I'm leaning towards the [actionData] model but any recommendations or considerations will be appreciated.
another consideration is that it's possible that the table entries for img or blog could get deleted... so i could have action but no reference record...this sure does add to the problem.
thanks in advance
Because you are dealing with user interface issues, performance is key. All the joins will do take time, even with indexes. And, querying the database is likely to lock records in all the tables (or indexes), which can slow down inserts.
So, I lean towards denormalizing the data, by maintaining the text in the record.

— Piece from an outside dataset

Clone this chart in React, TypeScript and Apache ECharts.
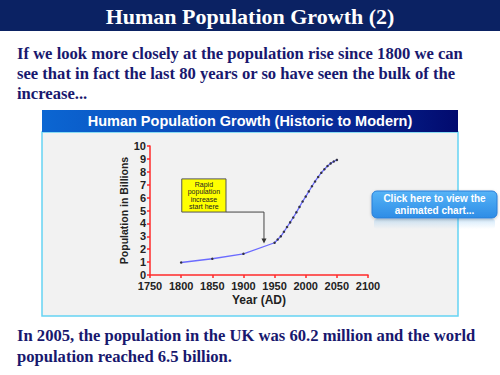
import React, { useEffect, useRef } from "react";
import * as echarts from "echarts";

const years = [1800, 1850, 1900, 1950, 1955, 1960, 1965, 1970, 1975, 1980, 1985, 1990, 1995, 2000, 2005, 2010, 2015, 2020, 2025, 2030, 2035, 2040, 2045, 2050];
const population = [0.97, 1.26, 1.64, 2.5, 2.75, 3.0, 3.35, 3.72, 4.08, 4.46, 4.86, 5.28, 5.7, 6.08, 6.48, 6.88, 7.25, 7.6, 7.92, 8.2, 8.45, 8.65, 8.8, 8.92];

const slideTitle = "Human Population Growth (2)";
const introLines = [
  "If we look more closely at the population rise since 1800 we can",
  "see that in fact the last 80 years or so have seen the bulk of the",
  "increase...",
];
const outroLines = [
  "In 2005, the population in the UK was 60.2 million and the world",
  "population reached 6.5 billion.",
];
const panelTitle = "Human Population Growth (Historic to Modern)";
const noteText = "Rapid\npopulation\nincrease\nstart here";
const buttonText = "Click here to view the\nanimated chart...";

const NAVY = "#18186e";
const SERIF = "'Liberation Serif', 'Times New Roman', serif";
const SANS = "'Liberation Sans', Arial, sans-serif";

export default function App() {
  const ref = useRef<HTMLDivElement>(null);
  useEffect(() => {
    if (!ref.current) return;
    const chart = echarts.init(ref.current, null, { renderer: "svg" });
    const data = years.map((y, i) => [y, population[i]]);
    chart.setOption({
      animation: false,
      backgroundColor: "#ffffff",
      grid: { left: 150, right: 132, top: 146, bottom: 100 },
      xAxis: {
        type: "value",
        min: 1750,
        max: 2100,
        interval: 50,
        name: "Year (AD)",
        nameLocation: "middle",
        nameGap: 19,
        nameTextStyle: { fontFamily: SANS, fontWeight: "bold", fontSize: 12, color: "#222" },
        axisLine: { lineStyle: { color: "#ff2a2a", width: 1.5 } },
        axisTick: { lineStyle: { color: "#ff2a2a", width: 1.5 }, length: 3 },
        axisLabel: { fontFamily: SANS, fontWeight: "bold", fontSize: 11, color: "#222", margin: 5, formatter: (v: number) => String(v) },
        splitLine: { show: false },
      },
      yAxis: {
        type: "value",
        min: 0,
        max: 10,
        interval: 1,
        name: "Population in Billions",
        nameLocation: "middle",
        nameGap: 12,
        nameRotate: 90,
        nameTextStyle: { fontFamily: SANS, fontWeight: "bold", fontSize: 10.5, color: "#222" },
        axisLine: { show: true, lineStyle: { color: "#ff2a2a", width: 1.5 } },
        axisTick: { show: true, lineStyle: { color: "#ff2a2a", width: 1.5 }, length: 3 },
        axisLabel: { fontFamily: SANS, fontWeight: "bold", fontSize: 11, color: "#222", margin: 4 },
        splitLine: { show: false },
      },
      series: [
        {
          type: "line",
          data,
          symbol: "circle",
          symbolSize: 2.5,
          itemStyle: { color: "#333344" },
          lineStyle: { color: "#6b6bff", width: 1.3 },
          z: 5,
        },
      ],
    });

    const boxTL = chart.convertToPixel({ gridIndex: 0 }, [1801, 7.45]) as number[];
    const boxBR = chart.convertToPixel({ gridIndex: 0 }, [1872, 4.88]) as number[];
    const tip = chart.convertToPixel({ gridIndex: 0 }, [1933, 2.45]) as number[];

    chart.setOption({
      graphic: [
        { type: "rect", shape: { x: 0, y: 0, width: 500, height: 31 }, style: { fill: "#0b2263" }, z: -10 },
        {
          type: "text",
          x: 250,
          y: 16,
          style: { text: slideTitle, fill: "#ffffff", font: `bold 22px ${SERIF}`, textAlign: "center", textVerticalAlign: "middle" },
        },
        ...introLines.map((t, i) => ({
          type: "text",
          x: 17,
          y: 53 + i * 20,
          style: { text: t, fill: NAVY, font: `bold 16.6px ${SERIF}`, textAlign: "left", textVerticalAlign: "middle" },
        })),
        ...outroLines.map((t, i) => ({
          type: "text",
          x: 17,
          y: 335 + i * 21,
          style: { text: t, fill: NAVY, font: `bold 16.6px ${SERIF}`, textAlign: "left", textVerticalAlign: "middle" },
        })),
        {
          type: "rect",
          shape: { x: 42, y: 132, width: 416, height: 184 },
          style: { fill: "#f2f2f2", stroke: "#66d4f4", lineWidth: 1.5 },
          z: -10,
        },
        {
          type: "rect",
          shape: { x: 42, y: 110, width: 416, height: 22 },
          style: {
            fill: new echarts.graphic.LinearGradient(0, 0, 1, 0, [
              { offset: 0, color: "#0b66d2" },
              { offset: 0.55, color: "#0a3cae" },
              { offset: 1, color: "#020a6e" },
            ]),
          },
          z: -9,
        },
        {
          type: "text",
          x: 250,
          y: 121,
          style: { text: panelTitle, fill: "#ffffff", font: `bold 14.5px ${SANS}`, textAlign: "center", textVerticalAlign: "middle" },
        },
        {
          type: "rect",
          shape: { x: boxTL[0], y: boxTL[1], width: boxBR[0] - boxTL[0], height: boxBR[1] - boxTL[1] },
          style: { fill: "#ffff00", stroke: "#555555", lineWidth: 1 },
          z: 10,
        },
        {
          type: "text",
          x: (boxTL[0] + boxBR[0]) / 2,
          y: (boxTL[1] + boxBR[1]) / 2,
          style: { text: noteText, fill: "#222", font: `7px ${SANS}`, textAlign: "center", textVerticalAlign: "middle", lineHeight: 7.5 },
          z: 11,
        },
        {
          type: "polyline",
          shape: { points: [[boxBR[0], boxBR[1]], [tip[0], boxBR[1]], [tip[0], tip[1] - 4]] },
          style: { stroke: "#444", lineWidth: 1, fill: null },
          z: 10,
        },
        {
          type: "polygon",
          shape: { points: [[tip[0] - 2.5, tip[1] - 5], [tip[0] + 2.5, tip[1] - 5], [tip[0], tip[1]]] },
          style: { fill: "#333" },
          z: 10,
        },
        {
          type: "rect",
          shape: { x: 372, y: 191, width: 125, height: 27, r: 5 },
          style: {
            fill: new echarts.graphic.LinearGradient(0, 0, 0, 1, [
              { offset: 0, color: "#56b4f7" },
              { offset: 1, color: "#2d8ce6" },
            ]),
            stroke: "#2a7ed8",
            lineWidth: 1,
            shadowBlur: 3,
            shadowColor: "rgba(0,0,0,0.25)",
            shadowOffsetY: 1,
          },
          z: 20,
        },
        {
          type: "text",
          x: 434.5,
          y: 204.5,
          style: { text: buttonText, fill: "#ffffff", font: `bold 10px ${SANS}`, textAlign: "center", textVerticalAlign: "middle", lineHeight: 12 },
          z: 21,
        },
        {
          type: "rect",
          shape: { x: 374, y: 219, width: 121, height: 10, r: 3 },
          style: {
            fill: new echarts.graphic.LinearGradient(0, 0, 0, 1, [
              { offset: 0, color: "rgba(80,170,240,0.25)" },
              { offset: 1, color: "rgba(80,170,240,0)" },
            ]),
          },
          z: 19,
        },
      ],
    });
    return () => chart.dispose();
  }, []);
  return <div ref={ref} style={{ position: "absolute", left: 0, top: 0, width: 500, height: 375 }} />;
}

However, a key consideration is whether the text can be updated after the fact. That is, you will load the data when it is created. Can it then change? The problem of maintaining the data in light of changes (which could involve triggers and stored procedures) could introduce a lot of additional complexity.

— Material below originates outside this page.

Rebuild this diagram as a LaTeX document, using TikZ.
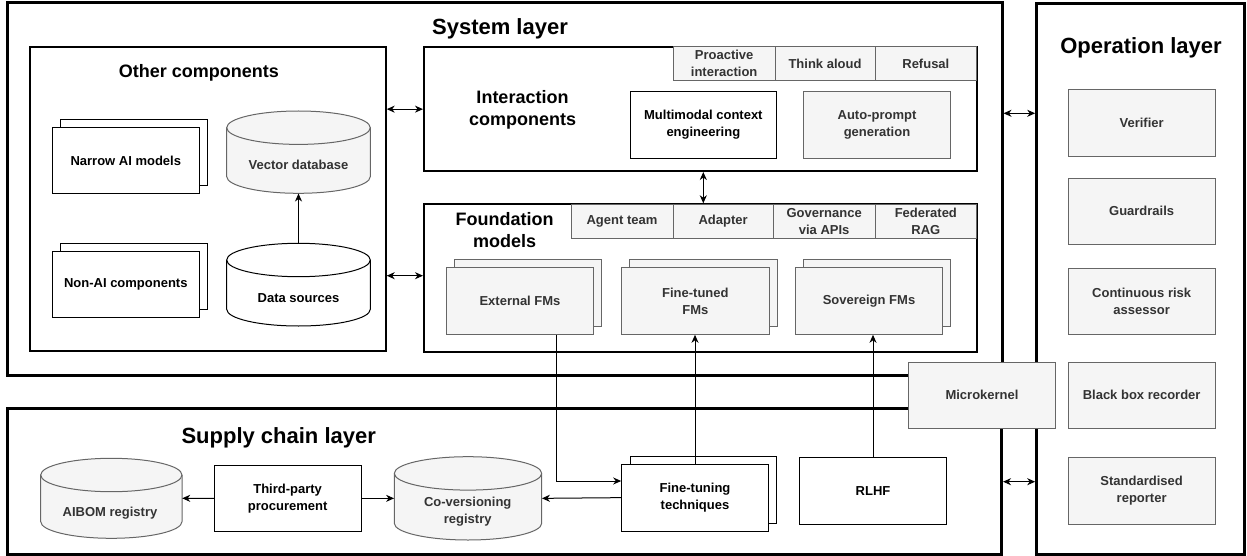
\documentclass[tikz,border=0pt]{standalone}
\usepackage{fontspec}
\setmainfont{Liberation Sans}
\usetikzlibrary{arrows.meta}
\definecolor{gfill}{HTML}{F5F5F5}
\definecolor{gline}{HTML}{666666}
\definecolor{gtext}{HTML}{333333}
\newcommand\mycyl[5]{%
  \path[#1] (#2,{#3+16.7}) -- (#2,{#5-16.7})
    arc[start angle=180,end angle=360,x radius={(#4-#2)/2*1pt},y radius=16.7pt]
    -- (#4,{#3+16.7})
    arc[start angle=0,end angle=180,x radius={(#4-#2)/2*1pt},y radius=16.7pt] -- cycle;
  \path[#1,fill=none] (#2,{#3+16.7})
    arc[start angle=180,end angle=360,x radius={(#4-#2)/2*1pt},y radius=16.7pt];
}
% \rbox{style}{name}{x1}{y1}{x2}{y2}{text}
\newcommand\rbox[7]{%
  \node[#1, minimum width={(#5-#3)*1pt}, minimum height={(#6-#4)*1pt}]
    (#2) at ({(#3+#5)/2},{(#4+#6)/2}) {#7};
}
\begin{document}
\begin{tikzpicture}[x=1pt,y=-1pt,
  sm/.style={font=\bfseries\fontsize{13}{17}\selectfont, align=center},
  box/.style={draw=black, line width=1pt, fill=white, inner sep=0pt, sm},
  gbox/.style={box, draw=gline, fill=gfill, text=gtext},
  anchorbox/.style={draw=none, inner sep=0pt},
  layer/.style={draw=black, line width=3pt, inner sep=0pt},
  group/.style={draw=black, line width=2pt, inner sep=0pt},
  bigtitle/.style={font=\bfseries\fontsize{22}{26}\selectfont},
  midtitle/.style={font=\bfseries\fontsize{18}{22}\selectfont, align=center},
  cylw/.style={draw=black, line width=1pt, fill=white},
  cylg/.style={draw=gline, line width=1pt, fill=gfill},
  tip/.tip={Stealth[length=8pt,width=7pt,inset=2.5pt]},
  conn/.style={line width=1pt, -tip},
  biconn/.style={line width=1pt, tip-tip},
]
\useasboundingbox (0,0) rectangle (1247,556);

% ---------- layers ----------
\rbox{layer}{sys}{7}{3}{1002}{375}{}
\node[bigtitle] (systitle) at (500,29.3) {System layer};
\rbox{layer}{sup}{7.3}{408.3}{1001.5}{554}{}
\node[bigtitle] (suptitle) at (278.7,438.3) {Supply chain layer};
\rbox{layer}{op}{1036.7}{3.3}{1244}{554.3}{}
\node[bigtitle] (optitle) at (1141,47.7) {Operation layer};

% ---------- other components ----------
\rbox{group}{oc}{30}{47.3}{385.7}{350.7}{}
\node[midtitle] (octitle) at (199,72.7) {Other components};
\rbox{box}{nab}{60.3}{119.7}{207.3}{186}{}
\rbox{box}{na}{52.3}{127.7}{199.3}{194}{Narrow AI models}
\rbox{box}{nonb}{60.3}{243}{207.3}{309.7}{}
\rbox{box}{non}{52.3}{251}{199.3}{317.7}{Non-AI components}
\mycyl{cylg}{226.7}{111}{370.3}{193.3}
\rbox{anchorbox}{vdb}{226.7}{111}{370.3}{193.3}{}
\node[sm, text=gtext] (vdbt) at (298.5,165) {Vector database};
\mycyl{cylw}{226.7}{243.3}{370.3}{326}
\rbox{anchorbox}{ds}{226.7}{243.3}{370.3}{326}{}
\node[sm] (dst) at (298.5,297.7) {Data sources};

% ---------- interaction components ----------
\rbox{group}{ic}{424}{47.3}{976.7}{171}{}
\node[midtitle] (ictitle) at (522.5,110) {Interaction\\components};
\rbox{gbox}{pro}{673.3}{46.7}{775}{80.7}{Proactive\\interaction}
\rbox{gbox}{think}{775}{46.7}{875}{80.7}{Think aloud}
\rbox{gbox}{ref}{875}{46.7}{976.7}{80.7}{Refusal}
\rbox{box}{mm}{630}{91.7}{776.7}{158.3}{Multimodal context\\engineering}
\rbox{gbox}{ap}{803.3}{91.7}{950.7}{158.3}{Auto-prompt\\generation}

% ---------- foundation models ----------
\rbox{group}{fm}{424}{204.3}{976.7}{351.7}{}
\node[midtitle] (fmtitle) at (504.7,230.5) {Foundation\\models};
\rbox{gbox}{agent}{571}{204.3}{673}{238.3}{Agent team}
\rbox{gbox}{adapt}{673}{204.3}{773.3}{238.3}{Adapter}
\rbox{gbox}{gov}{773.3}{204.3}{875}{238.3}{Governance\\via APIs}
\rbox{gbox}{frag}{875}{204.3}{976.7}{238.3}{Federated\\RAG}
\rbox{gbox}{extb}{454.7}{259.7}{601.3}{326.3}{}
\rbox{gbox}{ext}{446.7}{267.7}{593.3}{334.3}{External FMs}
\rbox{gbox}{ftdb}{629.7}{259.7}{777}{326.3}{}
\rbox{gbox}{ftd}{621.7}{267.7}{769}{334.3}{Fine-tuned\\FMs}
\rbox{gbox}{sovb}{803.7}{259.7}{950.3}{326.3}{}
\rbox{gbox}{sov}{795.7}{267.7}{942.3}{334.3}{Sovereign FMs}

% ---------- operation layer ----------
\rbox{gbox}{ver}{1068.3}{90}{1215}{156.7}{Verifier}
\rbox{gbox}{guard}{1068.3}{178.3}{1215}{244.3}{Guardrails}
\rbox{gbox}{cra}{1068.3}{268.3}{1215}{334.3}{Continuous risk\\assessor}
\rbox{gbox}{bbr}{1068.3}{362}{1215}{428.7}{Black box recorder}
\rbox{gbox}{rep}{1068.3}{457.7}{1215}{524.3}{Standardised\\reporter}

% ---------- supply chain layer ----------
\mycyl{cylg}{40.7}{458.3}{182}{538.3}
\rbox{anchorbox}{aibom}{40.7}{458.3}{182}{538.3}{}
\node[sm, text=gtext] (aibomt) at (110,513.3) {AIBOM registry};
\rbox{box}{proc}{214.3}{465}{361}{531.7}{Third-party\\procurement}
\mycyl{cylg}{394.3}{456.7}{541.7}{540}
\rbox{anchorbox}{cov}{394.3}{456.7}{541.7}{540}{}
\node[sm, text=gtext] (covt) at (467.7,512) {Co-versioning\\registry};
\rbox{box}{ftb}{630}{456.7}{776.7}{523.3}{}
\rbox{box}{ft}{621.7}{464.3}{768.3}{531}{Fine-tuning\\techniques}
\rbox{box}{rlhf}{799.3}{457.7}{946.7}{524.3}{RLHF}

% ---------- connectors ----------
\draw[conn] (ds.north) -- (vdb.south);
\draw[biconn] (oc.east |- ic.west) -- (ic.west);
\draw[biconn] (oc.east |- 0,275.7) -- (fm.west |- 0,275.7);
\draw[biconn] (ic.south -| 703.3,0) -- (fm.north -| 703.3,0);
\draw[biconn] (sys.east |- 0,113.3) -- (op.west |- 0,113.3);
\draw[biconn] (sup.east |- 0,481.7) -- (op.west |- 0,481.7);
\draw[conn] (ext.south -| 556.7,0) -- (556.7,481) -- (ft.west |- 0,481);
\draw[conn] (ft.north) -- (ft.north |- ftd.south);
\draw[conn] (rlhf.north) -- (rlhf.north |- sov.south);
\draw[conn] (ft.west) -- (cov.east);
\draw[conn] (proc.west) -- (aibom.east);
\draw[conn] (proc.east) -- (cov.west);

% ---------- microkernel on top ----------
\rbox{gbox}{mk}{908.3}{362}{1055.7}{428.7}{Microkernel}
\end{tikzpicture}
\end{document}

If the data is static, this is not an issue. As for table size, I don't think you should worry about that too much. Databases are designed to manage memory. It is maintaining the table in a page cache, which should contain pages for currently active members. You can always increase memory size, especially for 100,000 users which is well within the realm of today's servers.
I'd be wary of this approach - as you add kinds of actions that you want to monitor the join is going to keep growing (and the sparse extra columns in the select statement as well).
I don't think it would be that scary to have a couple of extra columns in this table - and this query sounds like it would be running fairly frequently, so making it efficient seems like it would be a good idea.